The exercise. Extract all lines in the data that contain the word "with".

::: Supplied material

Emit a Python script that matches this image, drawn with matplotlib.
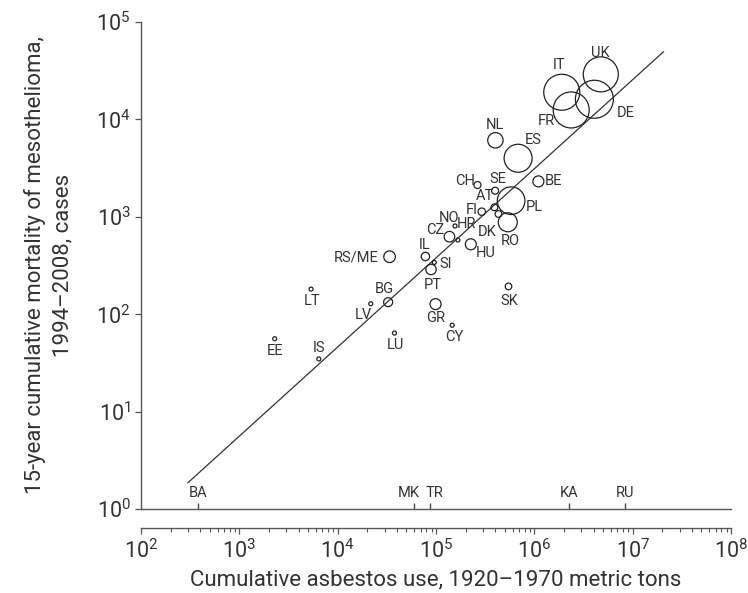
import numpy as np
import matplotlib
matplotlib.use('Agg')
from matplotlib import pyplot as plt
from matplotlib.ticker import LogLocator, NullLocator, NullFormatter

plt.rcParams['font.family'] = ['Roboto', 'DejaVu Sans']

# countries with deaths > 0
countries = ['UK', 'IT', 'DE', 'FR', 'NL', 'ES', 'BE', 'CH', 'SE', 'PL', 'AT', 'FI',
             'DK', 'RO', 'NO', 'HR', 'CZ', 'HU', 'IL', 'SI', 'PT', 'SK', 'GR', 'BG',
             'RS/ME', 'LT', 'LV', 'EE', 'IS', 'LU', 'CY']
asbestos_use = [4.74e6, 1.90e6, 4.08e6, 2.37e6, 4.02e5, 6.84e5, 1.10e6, 2.64e5, 3.99e5,
                5.81e5, 3.93e5, 2.92e5, 4.32e5, 5.37e5, 1.56e5, 1.67e5, 1.37e5, 2.26e5,
                7.8e4, 9.6e4, 8.9e4, 5.46e5, 9.9e4, 3.26e4, 3.37e4, 5360, 2.17e4, 2290,
                6430, 3.78e4, 1.46e5]
deaths = [29000, 19000, 16100, 12500, 6100, 3990, 2310, 2120, 1854, 1463, 1252, 1128,
          1069, 879, 805, 578, 625, 522, 391, 340, 288, 193, 127, 133, 389, 181, 128,
          56, 34.7, 64, 77]
# relative bubble size (population)
bubble = [17.5, 18, 19, 18, 7.7, 14, 5.5, 3.5, 3.5, 13.8, 3.4, 3.7, 3.4, 9.5, 2, 2,
          5.3, 5.5, 4.2, 2, 5.2, 3.3, 5.5, 4.5, 5.8, 2, 2, 2, 2, 2, 2]

# countries with no recorded deaths (shown on the baseline)
zero_countries = ['BA', 'MK', 'TR', 'KA', 'RU']
zero_use = [380, 6.0e4, 8.7e4, 2.26e6, 8.3e6]

# fitted line: log10(y) = a + b*log10(x)
fit_a, fit_b = -1.997, 0.915
fit_range = [300, 2.06e7]

# label offsets in pixels (dx, dy downward)
label_off = {
    'UK': (0, -21), 'IT': (-3, -27), 'DE': (31, 14), 'FR': (-25, 11), 'NL': (0, -15),
    'ES': (15, -18), 'BE': (15, 0), 'CH': (-12, -4), 'SE': (3, -12), 'PL': (23, 6),
    'AT': (-9, -11), 'FI': (-10, -2), 'DK': (-11, 18), 'RO': (2, 19), 'NO': (-6, -8),
    'HR': (9, -16), 'CZ': (-14, -7), 'HU': (15, 9), 'IL': (-1, -12), 'SI': (11, 2),
    'PT': (2, 16), 'SK': (1, 15), 'GR': (0, 14), 'BG': (-4, -13), 'RS/ME': (-33, 1),
    'LT': (1, 12), 'LV': (-7, 11), 'EE': (0, 12), 'IS': (0, -11), 'LU': (1, 12),
    'CY': (2, 12),
}
zero_off = {'BA': 0, 'MK': -5, 'TR': 4, 'KA': 0, 'RU': 0}

ink = '#333333'
px = 72 / 100

fig = plt.figure(figsize=(7.48, 5.93), dpi=100)
ax = fig.add_axes([141 / 748, 84 / 593, 590 / 748, 487 / 593])
ax.set_xscale('log')
ax.set_yscale('log')
ax.set_xlim(1e2, 1e8)
ax.set_ylim(1, 1e5)

# regression line
xs = np.array(fit_range)
ax.plot(xs, 10 ** (fit_a + fit_b * np.log10(xs)), color=ink, lw=0.9)

# bubbles
sizes = [(2 * r * px) ** 2 for r in bubble]
ax.scatter(asbestos_use, deaths, s=sizes, facecolors='none', edgecolors='#222222',
           linewidths=0.9, zorder=3, clip_on=False)
for name, x, y in zip(countries, asbestos_use, deaths):
    dx, dy = label_off[name]
    ax.annotate(name, (x, y), xytext=(dx * px, -dy * px), textcoords='offset points',
                ha='center', va='center', fontsize=10.5, color=ink)

# baseline at 10^0 with ticks for zero-death countries
ax.axhline(1, color='#555555', lw=1, clip_on=False)
ax.plot(zero_use, [1] * len(zero_use), ls='none', marker=2, ms=4, mew=1,
        color='#444444', clip_on=False)
for name, x in zip(zero_countries, zero_use):
    ax.annotate(name, (x, 1), xytext=(zero_off[name] * px, 16 * px),
                textcoords='offset points', ha='center', va='center',
                fontsize=10.5, color=ink)

for s in ['top', 'right']:
    ax.spines[s].set_visible(False)
ax.spines['bottom'].set_position(('outward', 19 * px))
for s in ['left', 'bottom']:
    ax.spines[s].set_color('#555555')
    ax.spines[s].set_linewidth(1)

ax.xaxis.set_major_locator(LogLocator(base=10, numticks=10))
ax.xaxis.set_minor_locator(LogLocator(base=10, subs=np.arange(2, 10), numticks=10))
ax.xaxis.set_minor_formatter(NullFormatter())
ax.yaxis.set_major_locator(LogLocator(base=10, numticks=10))
ax.yaxis.set_minor_locator(NullLocator())
ax.tick_params(axis='both', which='major', direction='out', length=4.5, width=0.9,
               color='#555555', labelsize=15.5, labelcolor=ink)
ax.tick_params(axis='x', which='minor', direction='out', length=3, width=0.8,
               color='#555555')
ax.tick_params(axis='x', which='major', pad=4)
ax.tick_params(axis='y', which='major', pad=3)

ax.set_xlabel('Cumulative asbestos use, 1920\u20131970 metric tons', fontsize=16,
              color=ink, labelpad=4)
ax.set_ylabel('15-year cumulative mortality of mesothelioma,\n1994\u20132008, cases',
              fontsize=16, color=ink, labelpad=16, linespacing=1.45)

fig.savefig('out.png', dpi=100)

::::::

Exercise result.
Emit a Python script that matches this image, drawn with matplotlib.
# countries with deaths > 0
# countries with no recorded deaths (shown on the baseline)
# baseline at 10^0 with ticks for zero-death countries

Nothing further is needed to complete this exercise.